╭─ SUPPLIED MATERIAL

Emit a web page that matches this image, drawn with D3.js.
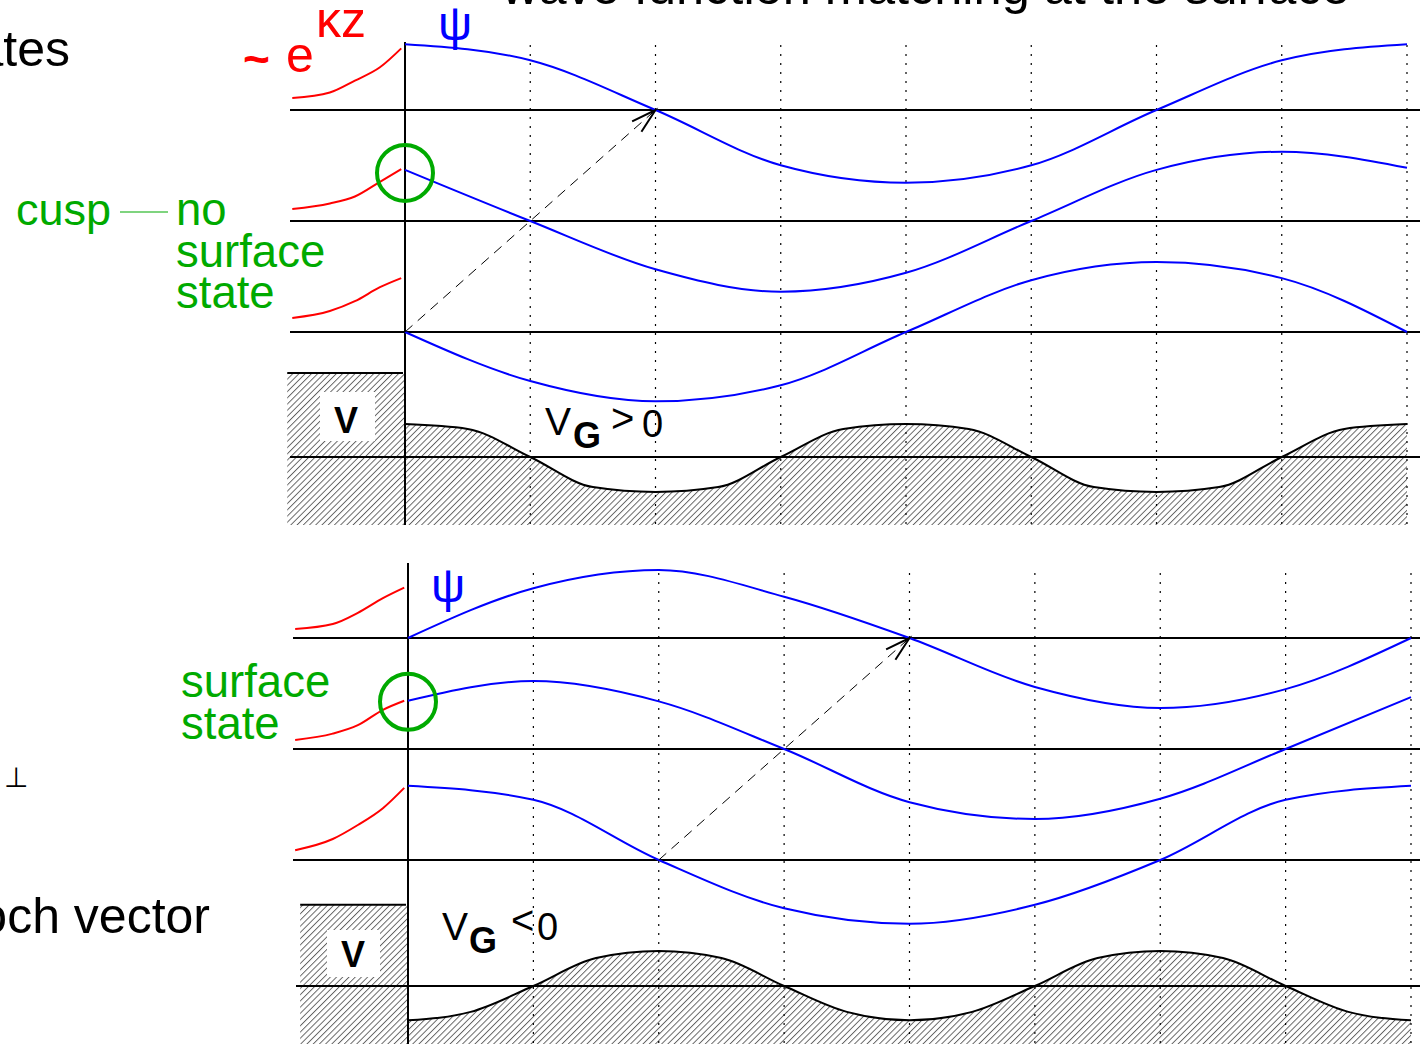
<!DOCTYPE html>
<html><head><meta charset="utf-8">
<script src="https://cdn.jsdelivr.net/npm/d3@7"></script>
<style>
body{margin:0;background:#fff;overflow:hidden}
svg{display:block}
text{font-family:"Liberation Sans",Arial,sans-serif}
</style></head>
<body><svg id="c" width="1420" height="1044"></svg>
<script>
// ---------- data ----------
// lattice positions (dotted lines), in units of the lattice constant
const lattice = [0, 1, 2, 3, 4, 5, 6, 7, 8];
const potentialU = [0, 0.5, 1, 1.5, 2, 2.5, 3, 3.5, 4, 4.5, 5, 5.5, 6, 6.5, 7, 7.5, 8];
const decayZ = [-0.9, -0.6, -0.4, -0.2, -0.03];

// upper panel (V_G > 0): crystal wave functions, relative amplitudes
const topPsi1 = [0.94, 0.71, 0, -0.79, -1.04, -0.79, 0, 0.71, 0.94];
const topPsi2 = [0.73, 0, -0.69, -1.01, -0.74, 0, 0.73, 0.99, 0.76];
const topPsi3 = [0, -0.70, -0.99, -0.76, 0, 0.74, 1.0, 0.77, 0];
// vacuum decays ~ e^{kz}
const topDecay1 = [0.17, 0.25, 0.42, 0.61, 0.88];
const topDecay2 = [0.17, 0.25, 0.35, 0.56, 0.74];
const topDecay3 = [0.20, 0.30, 0.44, 0.64, 0.77];
// crystal potential
const topPot = [0.47, 0.40, 0, -0.43, -0.50, -0.43, 0, 0.40, 0.47, 0.40, 0, -0.43, -0.50, -0.43, 0, 0.40, 0.47];
const topBarrier = 1.2;

// lower panel (V_G < 0)
const botPsi1 = [0, 0.71, 0.97, 0.59, 0, -0.70, -1.0, -0.73, 0];
const botPsi2 = [0.69, 0.97, 0.68, 0, -0.76, -1.0, -0.71, 0, 0.74];
const botPsi3 = [1.06, 0.86, 0, -0.69, -0.91, -0.64, 0, 0.86, 1.06];
const botDecay1 = [0.13, 0.20, 0.36, 0.57, 0.72];
const botDecay2 = [0.13, 0.22, 0.34, 0.56, 0.69];
const botDecay3 = [0.14, 0.30, 0.50, 0.74, 1.03];
const botPot = [-0.49, -0.37, 0, 0.40, 0.50, 0.40, 0, -0.37, -0.49, -0.37, 0, 0.40, 0.50, 0.40, 0, -0.37, -0.49];
const botBarrier = 1.16;

// texts
const titleText = "wave function matching at the surface";
const topLeftText = "surface states";
const blochText = "Bloch vector";
const perpText = "\u22A5";
const cuspText = "cusp";
const noSSLines = ["no", "surface", "state"];
const ssLines = ["surface", "state"];
const psiText = "\u03C8";
const decayText = ["~", "e", "\u03BAz"];

// ---------- drawing ----------
const svg = d3.select("#c");
const BLUE = "#0000ff", RED = "#ff0000", GREEN = "#00aa00";
const AMP = 70;

const defs = svg.append("defs");
defs.append("pattern").attr("id", "hatch").attr("patternUnits", "userSpaceOnUse")
  .attr("width", 4.4).attr("height", 4.4).attr("patternTransform", "rotate(45)")
  .append("line").attr("x1", 0.5).attr("y1", -1).attr("x2", 0.5).attr("y2", 6)
  .attr("stroke", "#444").attr("stroke-width", 0.8);
defs.append("marker").attr("id", "arr").attr("markerUnits", "userSpaceOnUse")
  .attr("markerWidth", 60).attr("markerHeight", 60).attr("refX", 30).attr("refY", 30)
  .attr("orient", "auto")
  .append("path").attr("d", "M5,23 L30,30 L5,37").attr("fill", "none")
  .attr("stroke", "#000").attr("stroke-width", 2);

const panels = [
  { x0: 405, x1: 1407, axisTop: 42, bottom: 525, lineStart: 290, potStart: 290,
    bases: [110, 221, 332], potBase: 457, barrierLeft: -0.94,
    psi: [topPsi1, topPsi2, topPsi3], decay: [topDecay1, topDecay2, topDecay3],
    pot: topPot, barrier: topBarrier, circle: 1, arrow: [[0, 2], [2, 0]],
    vbox: [320, 392, 55, 49], vtext: [346, 433],
    vg: { V: [545, 435], G: [573, 448], s: [611, 432], s2: [642, 437], sign: ">" },
    psiLabel: [455, 40], dotTop: 45 },
  { x0: 408, x1: 1411, axisTop: 563, bottom: 1044, lineStart: 293, potStart: 296,
    bases: [638, 749, 860], potBase: 986, barrierLeft: -0.86,
    psi: [botPsi1, botPsi2, botPsi3], decay: [botDecay1, botDecay2, botDecay3],
    pot: botPot, barrier: botBarrier, circle: 1, arrow: [[2, 2], [4, 0]],
    vbox: [327, 930, 53, 47], vtext: [353, 967],
    vg: { V: [442, 940], G: [469, 953], s: [511, 934], s2: [537, 940], sign: "<" },
    psiLabel: [448, 602], dotTop: 573 }
];

panels.forEach(p => {
  const x = d3.scaleLinear().domain([0, 8]).range([p.x0, p.x1]);
  const yAt = b => d3.scaleLinear().domain([0, 1]).range([b, b - AMP]);
  const yPot = yAt(p.potBase);

  // hatched potential
  const potData = potentialU.map((u, i) => ({ u, v: p.pot[i] }));
  svg.append("path").datum(potData)
    .attr("d", d3.area().x(d => x(d.u)).y0(p.bottom).y1(d => yPot(d.v)).curve(d3.curveMonotoneX))
    .attr("fill", "url(#hatch)");
  svg.append("rect").attr("x", x(p.barrierLeft)).attr("y", yPot(p.barrier))
    .attr("width", x(0) - x(p.barrierLeft)).attr("height", p.bottom - yPot(p.barrier))
    .attr("fill", "url(#hatch)");
  svg.append("line").attr("x1", x(p.barrierLeft)).attr("x2", x(0) - 2)
    .attr("y1", yPot(p.barrier)).attr("y2", yPot(p.barrier))
    .attr("stroke", "#000").attr("stroke-width", 2);
  // white V box
  svg.append("rect").attr("x", p.vbox[0]).attr("y", p.vbox[1]).attr("width", p.vbox[2]).attr("height", p.vbox[3]).attr("fill", "#fff");
  svg.append("text").attr("x", p.vtext[0]).attr("y", p.vtext[1]).attr("text-anchor", "middle")
    .attr("font-size", 36).attr("font-weight", "bold").text("V");

  // baselines
  p.bases.forEach(b => svg.append("line").attr("x1", p.lineStart).attr("x2", 1420).attr("y1", b).attr("y2", b)
    .attr("stroke", "#000").attr("stroke-width", 2));
  svg.append("line").attr("x1", p.potStart).attr("x2", 1420).attr("y1", p.potBase).attr("y2", p.potBase)
    .attr("stroke", "#000").attr("stroke-width", 2);

  // dotted lattice lines
  lattice.slice(1).forEach(u => svg.append("line").attr("x1", x(u)).attr("x2", x(u))
    .attr("y1", p.dotTop).attr("y2", p.bottom).attr("stroke", "#000").attr("stroke-width", 1.2)
    .attr("stroke-dasharray", "2,7"));

  // potential curve
  svg.append("path").datum(potData)
    .attr("d", d3.line().x(d => x(d.u)).y(d => yPot(d.v)).curve(d3.curveMonotoneX))
    .attr("fill", "none").attr("stroke", "#000").attr("stroke-width", 2);

  // surface axis
  svg.append("line").attr("x1", p.x0).attr("x2", p.x0).attr("y1", p.axisTop).attr("y2", p.bottom)
    .attr("stroke", "#000").attr("stroke-width", 2);

  // wave functions
  p.psi.forEach((vals, k) => {
    const y = yAt(p.bases[k]);
    svg.append("path").datum(lattice.map((u, i) => ({ u, v: vals[i] })))
      .attr("d", d3.line().x(d => x(d.u)).y(d => y(d.v)).curve(d3.curveMonotoneX))
      .attr("fill", "none").attr("stroke", BLUE).attr("stroke-width", 2);
    svg.append("path").datum(decayZ.map((z, i) => ({ u: z, v: p.decay[k][i] })))
      .attr("d", d3.line().x(d => x(d.u)).y(d => y(d.v)).curve(d3.curveMonotoneX))
      .attr("fill", "none").attr("stroke", RED).attr("stroke-width", 2);
  });

  // matching circle
  const yc = yAt(p.bases[p.circle]);
  svg.append("circle").attr("cx", x(0)).attr("cy", yc(p.psi[p.circle][0]) + (p === panels[0] ? 3 : 1)).attr("r", 28)
    .attr("fill", "none").attr("stroke", GREEN).attr("stroke-width", 4);

  // dashed arrow (translation by two lattice constants)
  const [[ua, ka], [ub, kb]] = p.arrow;
  svg.append("line").attr("x1", x(ua)).attr("y1", p.bases[ka]).attr("x2", x(ub)).attr("y2", p.bases[kb])
    .attr("stroke", "#000").attr("stroke-width", 1).attr("stroke-dasharray", "10,7")
    .attr("marker-end", "url(#arr)");

  // psi label
  svg.append("text").attr("x", p.psiLabel[0]).attr("y", p.psiLabel[1]).attr("text-anchor", "middle")
    .attr("font-family", "Liberation Serif, serif").attr("font-size", 48).attr("fill", BLUE).text(psiText);

  // V_G label
  svg.append("text").attr("x", p.vg.V[0]).attr("y", p.vg.V[1]).attr("font-size", 39).text("V");
  svg.append("text").attr("x", p.vg.G[0]).attr("y", p.vg.G[1]).attr("font-size", 36).attr("font-weight", "bold").text("G");
  svg.append("text").attr("x", p.vg.s[0]).attr("y", p.vg.s[1]).attr("font-size", 40).text(p.vg.sign);
  svg.append("text").attr("x", p.vg.s2[0]).attr("y", p.vg.s2[1]).attr("font-size", 38).text("0");
});

// title and side texts
svg.append("text").attr("x", 502).attr("y", 4).attr("font-size", 50.5).text(titleText);
svg.append("text").attr("x", 70).attr("y", 66).attr("text-anchor", "end").attr("font-size", 50).text(topLeftText);
svg.append("text").attr("x", 210).attr("y", 933).attr("text-anchor", "end").attr("font-size", 50).text(blochText);
svg.append("text").attr("x", 4).attr("y", 787).attr("font-size", 28).text(perpText);

// ~ e^{kz}
svg.append("text").attr("x", 243).attr("y", 75).attr("font-size", 46).attr("font-weight", "bold").attr("fill", RED).text(decayText[0]);
svg.append("text").attr("x", 286).attr("y", 72).attr("font-size", 50).attr("fill", RED).text(decayText[1]);
svg.append("text").attr("x", 316).attr("y", 37).attr("font-size", 50).attr("fill", RED).text(decayText[2]);

// green annotations
svg.append("text").attr("x", 16).attr("y", 225).attr("font-size", 45).attr("fill", GREEN).text(cuspText);
svg.append("line").attr("x1", 120).attr("x2", 168).attr("y1", 212).attr("y2", 212).attr("stroke", GREEN).attr("stroke-width", 1.2);
noSSLines.forEach((t, i) => svg.append("text").attr("x", 176).attr("y", 225 + i * 41.5)
  .attr("font-size", 45.5).attr("fill", GREEN).text(t));
ssLines.forEach((t, i) => svg.append("text").attr("x", 181).attr("y", 697 + i * 41.5)
  .attr("font-size", 45.5).attr("fill", GREEN).text(t));
</script></body></html>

╰─

** TASK REQUIREMENTS **
Please extract exactly the lines of the data, from the first through the line containing "const topBarrier = 1.2;", and add no pictures to the copy.

** REPLY TO THE TASK **
Emit a web page that matches this image, drawn with D3.js.
<!DOCTYPE html>
<html><head><meta charset="utf-8">
<script src="https://cdn.jsdelivr.net/npm/d3@7"></script>
<style>
body{margin:0;background:#fff;overflow:hidden}
svg{display:block}
text{font-family:"Liberation Sans",Arial,sans-serif}
</style></head>
<body><svg id="c" width="1420" height="1044"></svg>
<script>
// ---------- data ----------
// lattice positions (dotted lines), in units of the lattice constant
const lattice = [0, 1, 2, 3, 4, 5, 6, 7, 8];
const potentialU = [0, 0.5, 1, 1.5, 2, 2.5, 3, 3.5, 4, 4.5, 5, 5.5, 6, 6.5, 7, 7.5, 8];
const decayZ = [-0.9, -0.6, -0.4, -0.2, -0.03];

// upper panel (V_G > 0): crystal wave functions, relative amplitudes
const topPsi1 = [0.94, 0.71, 0, -0.79, -1.04, -0.79, 0, 0.71, 0.94];
const topPsi2 = [0.73, 0, -0.69, -1.01, -0.74, 0, 0.73, 0.99, 0.76];
const topPsi3 = [0, -0.70, -0.99, -0.76, 0, 0.74, 1.0, 0.77, 0];
// vacuum decays ~ e^{kz}
const topDecay1 = [0.17, 0.25, 0.42, 0.61, 0.88];
const topDecay2 = [0.17, 0.25, 0.35, 0.56, 0.74];
const topDecay3 = [0.20, 0.30, 0.44, 0.64, 0.77];
// crystal potential
const topPot = [0.47, 0.40, 0, -0.43, -0.50, -0.43, 0, 0.40, 0.47, 0.40, 0, -0.43, -0.50, -0.43, 0, 0.40, 0.47];
const topBarrier = 1.2;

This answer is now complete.